To whom and where do you look for references and creative inspiration?I don’t know. When I first got started, I messaged Shamir @archivings.stacks constantly and he taught me how to do what he does. These days I’m inspired by my dreams.
How have you channeled your *obsessive* personality into your new undertaking and collection of clothes?
I constantly buy clothes (even though I can’t afford them) and magazines. I’ve found that searching for great content and pieces is a way to quench my obsessive cravings. Currently I’m using my collection as an instrument to style influential people and begin my career as a stylist.
What void do you hope to fill in the space shared by fashion and social media?
I feel as if there’s a lack of honesty and individuality. Scrolling through your explore page will likely yield the same content or brands with identical styles of clothes. Although I push to fight against mediocrity, unfortunately it’s what performs best on Instagram. I’ve begun to work with Grailed and have since analyzed the content they post on their Instagram page; easily digestible memes, such as those about CDG Play perform the best while real fashion information does the worst (in terms of numbers/engagement). This is a reflection of social media on a whole and what I’m trying to combat.
On a related note, what do you think the fashion industry is lacking?
Risks. Brands are too concerned with other’s opinions, cancel culture and marketable collections that perform well on social media and retailers alike. There are few designers that just do what they wish creatively.
Do you hold any other passions outside of fashion?
I like to read. Cook. Write. Hike and workout.
Can you pinpoint a specific moment, in your life, fashion or otherwise, which has set the course for your current trajectory?
I honestly can’t, everyday is a new moment. I think once I did my first interview with Masahiro Nakagawa of 20471120 I was like “Okay, I like writing and talking to people about fashion - maybe I will try to continue this in an editorial format.” It makes me happy to be the medium for these designers’ voices.
Your website, yourfashionarchive.com, is finally live. What can you say about its inception, the process of putting together interviews/ editorials and how you hope/imagine it will progress?It’s been a lot of fun but it’s hard work!

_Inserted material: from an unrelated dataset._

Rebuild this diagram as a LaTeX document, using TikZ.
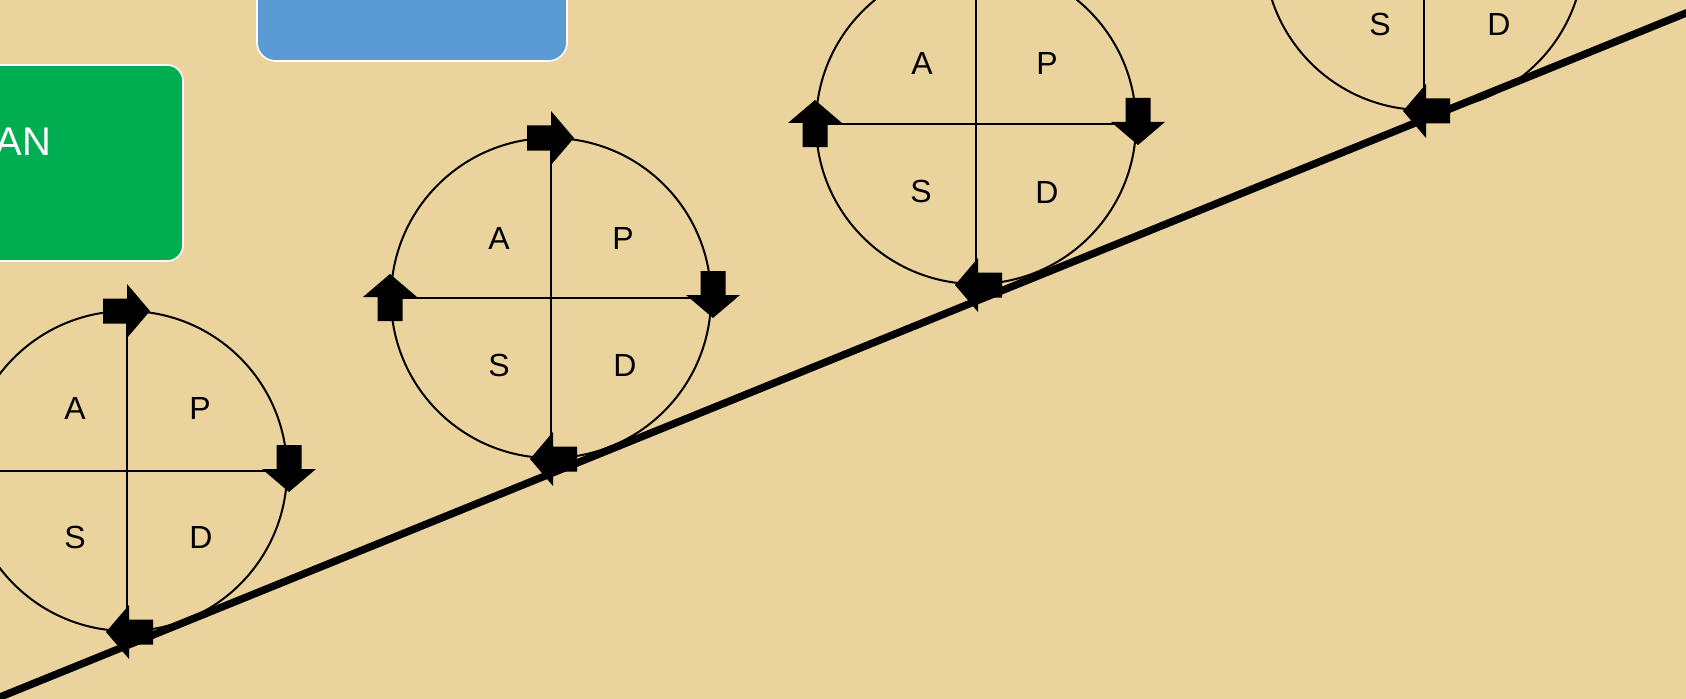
\documentclass[tikz,border=0pt]{standalone}
\usepackage{fontspec}
\setmainfont{Liberation Sans}
\tikzset{every picture/.style={line width=0.75pt}}
\tikzset{
  blockarrow/.style={fill={rgb, 255:red, 0; green, 0; blue, 0 }, draw opacity=0},
  quadlabel/.style={inner sep=0.75pt, font=\fontsize{24}{28}\selectfont},
  cycleline/.style={line width=1.5},
  crossline/.style={line width=1},
}

\begin{document}
\begin{tikzpicture}[x=0.75pt,y=0.75pt,yscale=-1,xscale=1]
\useasboundingbox (0,0) rectangle (1686,699);
%Background
\fill [color={rgb, 255:red, 235; green, 211; blue, 158 }] (0,0) rectangle (1686,699);
\clip (0,0) rectangle (1686,699);

%Rounded Rect
\draw [color=white, fill={rgb, 255:red, 0; green, 173; blue, 80 }, line width=1.2, rounded corners=12pt] (-40,65) rectangle (183,261);
%Rounded Rect
\draw [color=white, fill={rgb, 255:red, 91; green, 155; blue, 213 }, line width=1.2, rounded corners=14pt] (257,-40) rectangle (567,61);

%Straight Lines (slope)
\coordinate (slopeL) at (-10,701.1);
\coordinate (slopeR) at (1700,7.4);
\draw [line width=5.6] (slopeL) -- (slopeR);

%Shape: Circle 1
\draw [cycleline] (127,471) circle [radius=160];
\draw [crossline] (-33,471) -- (287,471);
\draw [crossline] (127,311) -- (127,631);
\draw [shift={(127,311)}, rotate = 0] [blockarrow] (-24,-12.5) -- (0,-12.5) -- (0,-27) -- (23,0) -- (0,27) -- (0,12.5) -- (-24,12.5) -- cycle ;
\draw [shift={(289,469)}, rotate = 90] [blockarrow] (-24,-12.5) -- (0,-12.5) -- (0,-27) -- (23,0) -- (0,27) -- (0,12.5) -- (-24,12.5) -- cycle ;
\draw [shift={(129,632)}, rotate = 180] [blockarrow] (-24,-12.5) -- (0,-12.5) -- (0,-27) -- (23,0) -- (0,27) -- (0,12.5) -- (-24,12.5) -- cycle ;
\draw [shift={(-34,470)}, rotate = 270] [blockarrow] (-24,-12.5) -- (0,-12.5) -- (0,-27) -- (23,0) -- (0,27) -- (0,12.5) -- (-24,12.5) -- cycle ;

%Shape: Circle 2
\draw [cycleline] (551,298) circle [radius=160];
\draw [crossline] (391,298) -- (711,298);
\draw [crossline] (551,138) -- (551,458);
\draw [shift={(551,138)}, rotate = 0] [blockarrow] (-24,-12.5) -- (0,-12.5) -- (0,-27) -- (23,0) -- (0,27) -- (0,12.5) -- (-24,12.5) -- cycle ;
\draw [shift={(713,295)}, rotate = 90] [blockarrow] (-24,-12.5) -- (0,-12.5) -- (0,-27) -- (23,0) -- (0,27) -- (0,12.5) -- (-24,12.5) -- cycle ;
\draw [shift={(553,459)}, rotate = 180] [blockarrow] (-24,-12.5) -- (0,-12.5) -- (0,-27) -- (23,0) -- (0,27) -- (0,12.5) -- (-24,12.5) -- cycle ;
\draw [shift={(390,297)}, rotate = 270] [blockarrow] (-24,-12.5) -- (0,-12.5) -- (0,-27) -- (23,0) -- (0,27) -- (0,12.5) -- (-24,12.5) -- cycle ;

%Shape: Circle 3
\draw [cycleline] (976,124) circle [radius=160];
\draw [crossline] (816,124) -- (1136,124);
\draw [crossline] (976,-36) -- (976,284);
\draw [shift={(976,-36)}, rotate = 0] [blockarrow] (-24,-12.5) -- (0,-12.5) -- (0,-27) -- (23,0) -- (0,27) -- (0,12.5) -- (-24,12.5) -- cycle ;
\draw [shift={(1138,122)}, rotate = 90] [blockarrow] (-24,-12.5) -- (0,-12.5) -- (0,-27) -- (23,0) -- (0,27) -- (0,12.5) -- (-24,12.5) -- cycle ;
\draw [shift={(978,285)}, rotate = 180] [blockarrow] (-24,-12.5) -- (0,-12.5) -- (0,-27) -- (23,0) -- (0,27) -- (0,12.5) -- (-24,12.5) -- cycle ;
\draw [shift={(815,123)}, rotate = 270] [blockarrow] (-24,-12.5) -- (0,-12.5) -- (0,-27) -- (23,0) -- (0,27) -- (0,12.5) -- (-24,12.5) -- cycle ;

%Shape: Circle 4
\draw [cycleline] (1424,-50) circle [radius=160];
\draw [crossline] (1424,-210) -- (1424,110);
\draw [shift={(1426,111)}, rotate = 180] [blockarrow] (-24,-12.5) -- (0,-12.5) -- (0,-27) -- (23,0) -- (0,27) -- (0,12.5) -- (-24,12.5) -- cycle ;

% Text Node
\node [anchor=east, inner sep=0pt, text=white, font=\fontsize{30}{36}\selectfont] (planLbl) at (52,141.5) {AN};

% Text Node
\node [quadlabel] (a1) at (75,408) {A};
% Text Node
\node [quadlabel] (p1) at (200,408) {P};
% Text Node
\node [quadlabel] (s1) at (75,537) {S};
% Text Node
\node [quadlabel] (d1) at (201,537) {D};
% Text Node
\node [quadlabel] (a2) at (499,238) {A};
% Text Node
\node [quadlabel] (p2) at (623,238) {P};
% Text Node
\node [quadlabel] (s2) at (499,365) {S};
% Text Node
\node [quadlabel] (d2) at (625,365) {D};
% Text Node
\node [quadlabel] (a3) at (922,63) {A};
% Text Node
\node [quadlabel] (p3) at (1047,63) {P};
% Text Node
\node [quadlabel] (s3) at (921,191) {S};
% Text Node
\node [quadlabel] (d3) at (1047,192) {D};
% Text Node
\node [quadlabel] (s4) at (1380,24) {S};
% Text Node
\node [quadlabel] (d4) at (1499,24) {D};

\end{tikzpicture}
\end{document}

When you have to self motivate it’s difficult to stay consistent (especially when you’re not getting paid) but it’s a learning process. I love doing interviews and especially love having photoshoots supplement them. I want the site to have a multitude of writers but I’m still looking for the right fit. The idea of the site is that it’s independent and honest, two elements the [fashion] industry is lacking. I don’t have a ton of people to talk to about fashion, so when readers respond to my pieces I’m always grateful. I hope to expand [the site] in the future. It’s in [its infancy] but is evolving quickly.